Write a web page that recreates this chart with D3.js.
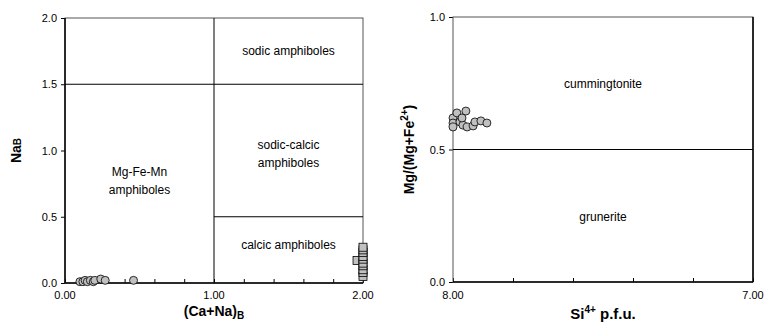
<!DOCTYPE html>
<html>
<head>
<meta charset="utf-8">
<script src="https://cdn.jsdelivr.net/npm/d3@7"></script>
<style>
  body { margin: 0; background: #fff; }
  svg text { font-family: "Liberation Sans", Arial, sans-serif; fill: #000; }
</style>
</head>
<body>
<div id="chart"></div>
<script>
// left panel: Ca+Na (B) vs Na (B)
const circlesCaNa = [0.10, 0.12, 0.135, 0.15, 0.17, 0.19, 0.20, 0.24, 0.27, 0.46];
const circlesNa   = [0.01, 0.01, 0.02, 0.01, 0.02, 0.01, 0.02, 0.03, 0.02, 0.02];
const squaresCaNa = [1.96, 2.00, 2.00, 2.00, 2.00, 2.00, 2.00, 2.00, 2.00, 2.00, 2.00];
const squaresNa   = [0.17, 0.05, 0.08, 0.10, 0.13, 0.15, 0.18, 0.20, 0.23, 0.25, 0.27];
const leftXTicks = [0, 0.2, 0.4, 0.6, 0.8, 1.0, 1.2, 1.4, 1.6, 1.8, 2.0];
const leftXLabels = [0, 1, 2];
const leftYTicks = [0, 0.5, 1.0, 1.5, 2.0];

// right panel: Si p.f.u. vs Mg/(Mg+Fe2+)
const siValues = [8.00, 7.987, 7.957, 8.00, 7.977, 7.967, 7.953, 7.933, 7.927, 7.907, 7.887, 7.970, 8.00];
const mgValues = [0.619, 0.638, 0.645, 0.600, 0.604, 0.592, 0.585, 0.589, 0.604, 0.608, 0.600, 0.619, 0.585];
const rightXTicks = [8.0, 7.8, 7.6, 7.4, 7.2, 7.0];
const rightXLabels = [8, 7];
const rightYTicks = [0, 0.5, 1.0];

const svg = d3.select("#chart").append("svg")
  .attr("width", 766)
  .attr("height", 331);

const pointFill = "#c0c0c0";

// ---------- left panel ----------
const xL = d3.scaleLinear().domain([0, 2]).range([65, 363]);
const yL = d3.scaleLinear().domain([0, 2]).range([283, 18]);

const left = svg.append("g");

left.append("g")
  .attr("transform", `translate(0,${yL(0)})`)
  .call(d3.axisTop(xL).tickValues(leftXTicks).tickSize(4).tickFormat(""))
  .call(g => g.select(".domain").remove())
  .selectAll("line").attr("stroke", "#000");

left.selectAll("text.xlab")
  .data(leftXLabels)
  .join("text")
  .attr("x", d => xL(d))
  .attr("y", 299)
  .attr("text-anchor", "middle")
  .style("font-size", "11px")
  .text(d => d3.format(".2f")(d));

left.append("g")
  .attr("transform", `translate(${xL(0)},0)`)
  .call(d3.axisLeft(yL).tickValues(leftYTicks).tickSize(4).tickPadding(4).tickFormat(d3.format(".1f")))
  .call(g => g.select(".domain").remove())
  .call(g => g.selectAll("line").attr("stroke", "#000"))
  .call(g => g.selectAll("text").style("font-size", "11px").attr("font-family", null));

// frame
left.append("rect")
  .attr("x", xL(0)).attr("y", yL(2))
  .attr("width", xL(2) - xL(0)).attr("height", yL(0) - yL(2))
  .attr("fill", "none").attr("stroke", "#555").attr("stroke-width", 1);
left.append("line")
  .attr("x1", xL(0)).attr("x2", xL(0)).attr("y1", yL(2)).attr("y2", yL(0))
  .attr("stroke", "#000").attr("stroke-width", 1.5);
left.append("line")
  .attr("x1", xL(0)).attr("x2", xL(2)).attr("y1", yL(0)).attr("y2", yL(0))
  .attr("stroke", "#000").attr("stroke-width", 1.5);

// field boundaries
left.append("line")
  .attr("x1", xL(0)).attr("x2", xL(2)).attr("y1", yL(1.5)).attr("y2", yL(1.5))
  .attr("stroke", "#000");
left.append("line")
  .attr("x1", xL(1)).attr("x2", xL(1)).attr("y1", yL(0)).attr("y2", yL(2))
  .attr("stroke", "#000");
left.append("line")
  .attr("x1", xL(1)).attr("x2", xL(2)).attr("y1", yL(0.5)).attr("y2", yL(0.5))
  .attr("stroke", "#000");

const fieldLabels = [
  { x: 1.5, y: 1.75, lines: ["sodic amphiboles"] },
  { x: 1.5, y: 0.97, lines: ["sodic-calcic", "amphiboles"] },
  { x: 0.5, y: 0.77, lines: ["Mg-Fe-Mn", "amphiboles"] },
  { x: 1.5, y: 0.29, lines: ["calcic amphiboles"] }
];
fieldLabels.forEach(f => {
  const t = left.append("text")
    .attr("text-anchor", "middle")
    .style("font-size", "12px");
  f.lines.forEach((ln, i) => {
    t.append("tspan")
      .attr("x", xL(f.x))
      .attr("y", yL(f.y) + 4 + (i - (f.lines.length - 1) / 2) * 18)
      .text(ln);
  });
});

// squares
const sq = 8;
left.selectAll("rect.sq")
  .data(squaresCaNa.map((x, i) => ({ x, y: squaresNa[i] })))
  .join("rect")
  .attr("class", "sq")
  .attr("x", d => xL(d.x) - sq / 2)
  .attr("y", d => yL(d.y) - sq / 2)
  .attr("width", sq).attr("height", sq)
  .attr("fill", pointFill).attr("stroke", "#000").attr("stroke-width", 0.8);

// circles
left.selectAll("circle.pt")
  .data(circlesCaNa.map((x, i) => ({ x, y: circlesNa[i] })))
  .join("circle")
  .attr("class", "pt")
  .attr("cx", d => xL(d.x))
  .attr("cy", d => yL(d.y))
  .attr("r", 4)
  .attr("fill", pointFill).attr("stroke", "#000").attr("stroke-width", 0.8);

// axis titles
const lt = left.append("text")
  .attr("transform", `translate(21,${yL(1)}) rotate(-90)`)
  .attr("text-anchor", "middle")
  .style("font-size", "14px").style("font-weight", "bold");
lt.append("tspan").text("Na");
lt.append("tspan").style("font-size", "10px").text("B");

const lx = left.append("text")
  .attr("x", xL(1)).attr("y", 316)
  .attr("text-anchor", "middle")
  .style("font-size", "14px").style("font-weight", "bold");
lx.append("tspan").text("(Ca+Na)");
lx.append("tspan").attr("dy", 3).style("font-size", "10px").text("B");

// ---------- right panel ----------
const xR = d3.scaleLinear().domain([8, 7]).range([453, 753]);
const yR = d3.scaleLinear().domain([0, 1]).range([282, 17]);

const right = svg.append("g");

right.append("g")
  .attr("transform", `translate(0,${yR(0)})`)
  .call(d3.axisTop(xR).tickValues(rightXTicks).tickSize(4).tickFormat(""))
  .call(g => g.select(".domain").remove())
  .selectAll("line").attr("stroke", "#000");

right.selectAll("text.xlab")
  .data(rightXLabels)
  .join("text")
  .attr("x", d => xR(d))
  .attr("y", 299)
  .attr("text-anchor", "middle")
  .style("font-size", "11px")
  .text(d => d3.format(".2f")(d));

right.append("g")
  .attr("transform", `translate(${xR(8)},0)`)
  .call(d3.axisLeft(yR).tickValues(rightYTicks).tickSize(4).tickPadding(4).tickFormat(d3.format(".1f")))
  .call(g => g.select(".domain").remove())
  .call(g => g.selectAll("line").attr("stroke", "#000"))
  .call(g => g.selectAll("text").style("font-size", "11px").attr("font-family", null));

right.append("rect")
  .attr("x", xR(8)).attr("y", yR(1))
  .attr("width", xR(7) - xR(8)).attr("height", yR(0) - yR(1))
  .attr("fill", "none").attr("stroke", "#555").attr("stroke-width", 1);
right.append("line")
  .attr("x1", xR(8)).attr("x2", xR(7)).attr("y1", yR(0)).attr("y2", yR(0))
  .attr("stroke", "#000").attr("stroke-width", 1.5);
right.append("line")
  .attr("x1", xR(7)).attr("x2", xR(7)).attr("y1", yR(0)).attr("y2", yR(1))
  .attr("stroke", "#000").attr("stroke-width", 1.5);

right.append("line")
  .attr("x1", xR(8)).attr("x2", xR(7)).attr("y1", yR(0.5)).attr("y2", yR(0.5))
  .attr("stroke", "#000");

right.append("text")
  .attr("x", xR(7.5)).attr("y", yR(0.75) + 5)
  .attr("text-anchor", "middle").style("font-size", "12px")
  .text("cummingtonite");
right.append("text")
  .attr("x", xR(7.5)).attr("y", yR(0.25) + 5)
  .attr("text-anchor", "middle").style("font-size", "12px")
  .text("grunerite");

right.selectAll("circle.pt")
  .data(siValues.map((x, i) => ({ x, y: mgValues[i] })))
  .join("circle")
  .attr("class", "pt")
  .attr("cx", d => xR(d.x))
  .attr("cy", d => yR(d.y))
  .attr("r", 4)
  .attr("fill", pointFill).attr("stroke", "#000").attr("stroke-width", 0.8);

const rt = right.append("text")
  .attr("transform", `translate(414,${yR(0.5)}) rotate(-90)`)
  .attr("text-anchor", "middle")
  .style("font-size", "14px").style("font-weight", "bold");
rt.append("tspan").text("Mg/(Mg+Fe");
rt.append("tspan").attr("dy", -6).style("font-size", "10px").text("2+");
rt.append("tspan").attr("dy", 6).text(")");

const rx = right.append("text")
  .attr("x", xR(7.5)).attr("y", 319)
  .attr("text-anchor", "middle")
  .style("font-size", "15px").style("font-weight", "bold");
rx.append("tspan").text("Si");
rx.append("tspan").attr("dy", -6).style("font-size", "10px").text("4+");
rx.append("tspan").attr("dy", 6).text(" p.f.u.");
</script>
</body>
</html>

☆ ☆ ☆ ☆ ☆ ☆ ☆

-- Instruction --
Count every line above that holds the string "chart" and give the total, nothing more.

-- Task output --
3